Long-Term Complications of Stress (Just to name a few)
- Anxiety Disorders and panic attacks
- Eating problems
- Sleeping problems (insomnia)
- Social withdrawal
- Drug abuse (especially alcohol abuse)
- Chronic migraines and headaches
- Heart disease (and High Blood Pressure)
Stress and Suicide
Prolonged stress is a risk factor for depression and suicide. In the United States, suicide is the eleventh leading cause of death in the total population and the second leading cause of death among college students. An average of one suicide occurs every 17 minutes.
While most suicides are the result of psychological illness (mainly depression), stress is a significant contributing factor. By teaching coping techniques for stress, beginning at a young age, the suicide rate can considerably decrease all around the world.
Too often, patients visit their general practitioners with physical complains of stress (such as back pain and neck pain) and walk out of the doctor’s office with a prescription slip for drugs.

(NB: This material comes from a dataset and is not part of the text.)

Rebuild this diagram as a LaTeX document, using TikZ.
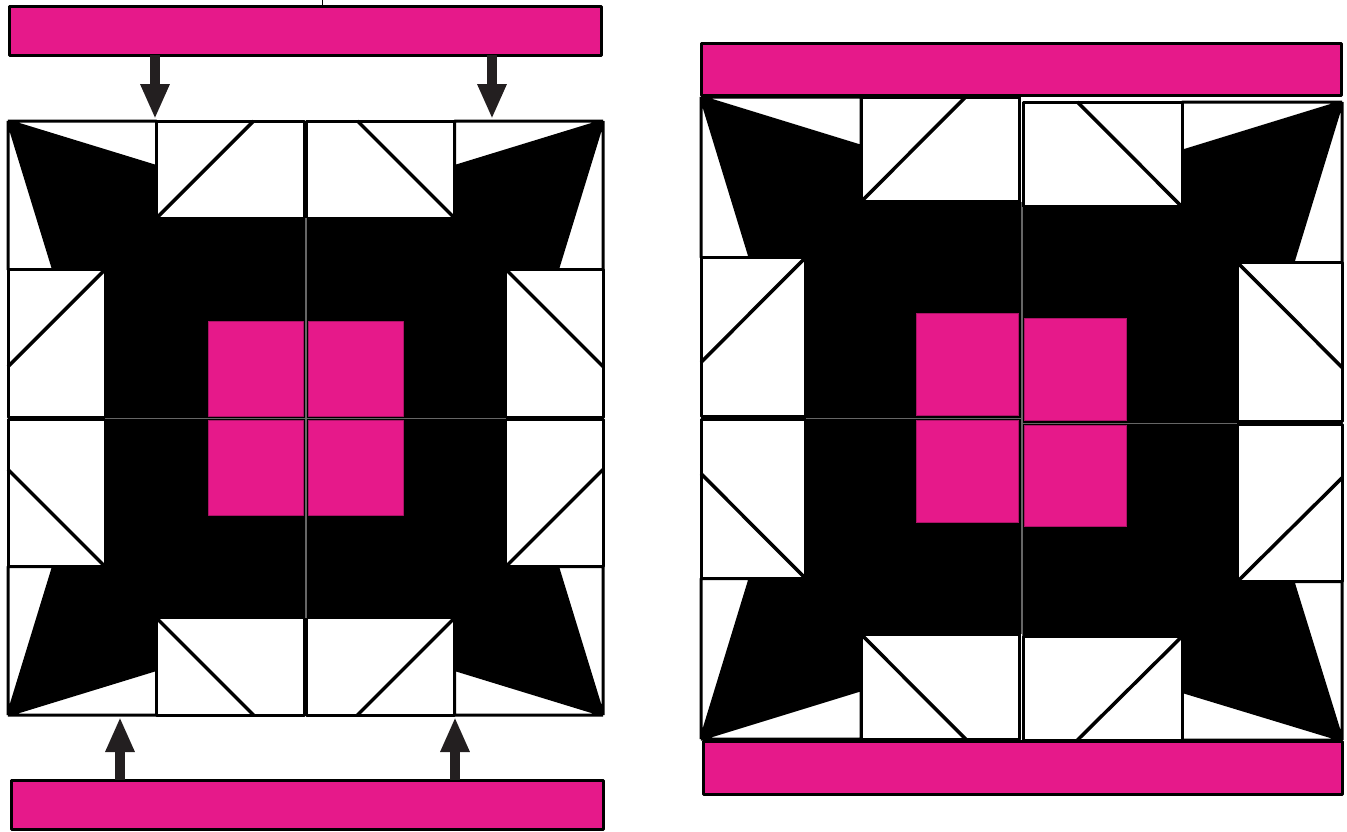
\documentclass[tikz,border=0pt]{standalone}
\usepackage{xcolor}
\usepackage{tikz}
\usetikzlibrary{arrows.meta}

\definecolor{quiltpink}{HTML}{E6198A}
\definecolor{arrowgray}{HTML}{231F20}

\begin{document}
\begin{tikzpicture}[
    x = 1pt, y = -1pt, % pixel grid, y pointing down
    > = {Triangle[length=35pt, width=27pt]}, % arrow head style
    line join = bevel, % no spikes on the thin triangles
    semithick % line style
]
\tikzstyle{strip}=[
    draw = black,
    line width = 3pt,
    fill = quiltpink,
    inner sep = 0pt,
    outer sep = 0pt
]
\tikzstyle{patch}=[draw = black, line width = 3pt, fill = white]
\tikzstyle{seam}=[draw = black!60, line width = 0.8pt]
\tikzstyle{centre}=[draw = quiltpink!75!black, line width = 0.8pt, fill = quiltpink]
\tikzstyle{pull}=[->, draw = arrowgray, fill = arrowgray, line width = 10pt]

\useasboundingbox (0,0) rectangle (1347,831);

% quarter blocks: outer corner x / y, signed width / height
\foreach \cx/\cy/\w/\h in {8/121/297/297, 603/121/-297/297, 8/715/297/-297, 603/715/-297/-297,
                           701/97/320/321, 1342/102/-320/321, 701/739/320/-321, 1342/740/-320/-317} {
  \begin{scope}[shift={(\cx,\cy)}, xscale=\w/300, yscale=\h/300]
    \fill[black] (0,0) rectangle (300,300);
    % star point in the corner
    \draw[patch] (0,0) -- (150,0) -- (150,46) -- cycle;
    \draw[patch] (0,0) -- (0,150) -- (46,150) -- cycle;
    % the two side units
    \draw[patch] (150,0) rectangle (299,98);
    \draw[line width = 3.5pt] (150,98) -- (248,0);
    \draw[patch] (0,150) rectangle (98,299);
    \draw[line width = 3.5pt] (98,150) -- (0,248);
    % centre square
    \draw[centre] (202,202) rectangle (298,298);
  \end{scope}
}
% seams between the quarters
\foreach \cx/\cy/\w/\h in {8/121/297/297, 603/121/-297/297, 8/715/297/-297, 603/715/-297/-297,
                           701/97/320/321, 1342/102/-320/321, 701/739/320/-321, 1342/740/-320/-317} {
  \begin{scope}[shift={(\cx,\cy)}, xscale=\w/300, yscale=\h/300]
    \draw[seam] (300,98) -- (300,300) -- (98,300);
  \end{scope}
}

% pink strips
\node[strip, minimum width=592pt, minimum height=49pt] (barTL) at (305,30.5) {};
\node[strip, minimum width=592pt, minimum height=49pt] (barBL) at (307,804.5) {};
\node[strip, minimum width=640pt, minimum height=52pt] (barTR) at (1021,69) {};
\node[strip, minimum width=639pt, minimum height=53pt] (barBR) at (1022.5,767.5) {};

\coordinate (pinA) at (155,119);
\coordinate (pinB) at (492,119);
\coordinate (pinC) at (120,717);
\coordinate (pinD) at (455,717);
\coordinate (tick) at (322,0);

\draw[pull] (barTL.south -| pinA) -- (pinA);
\draw[pull] (barTL.south -| pinB) -- (pinB);
\draw[pull] (barBL.north -| pinC) -- (pinC);
\draw[pull] (barBL.north -| pinD) -- (pinD);

\draw[line width = 1pt] (tick) -- (tick |- barTL.north);

\end{tikzpicture}
\end{document}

Sure prescription drugs is a valid cure for some of the symptoms of stress but they can be extremely addictive and more potentially dangerous than the symptoms of stress themselves. Combating the underlying cause of the stress is the first step to curing stress symptoms.
Knowing healthy alternatives to deal with stress is the solution. Strategies such as exercise, meditation, and psychological counseling are useful in the management of stress. Holistic remedies such as acupuncture can also be very helpful.
Recipe for Coping
- Reduce stressors (pick your battles)
- Set realistic goals and expectations (not to high, not too low)
- Get a good night’s sleep
- Eat a balanced breakfast (lunch and dinner as well)
- Exercise regularly
- Find time to relax throughout the day
- Take a vacation every once in a while
- Practice relaxation techniques (such as meditation or prayer)
- Avoid caffeine and alcohol
The Three P’s of Stress Relief
#1. Be Patient:
Coping is not an event. You cannot just meditate one day or visit a counsellor once or twice and expect to be cured. Coping with stress is a process that is strengthened with practice.
#2. Be Positive:
Have faith that you can overcome your stress. Faith is not overrated. A lack of faith can be a hindering agent in many circumstances. Faith boosts positivity.
#3. Take it Personally:
This is your life. Don’t let others get you down and don’t wait for them to pull you up when you’re down. Be proactive and pull yourself up but also, don’t be ashamed to accept help when you need it.
Remember, be patient, be positive, and take it personally.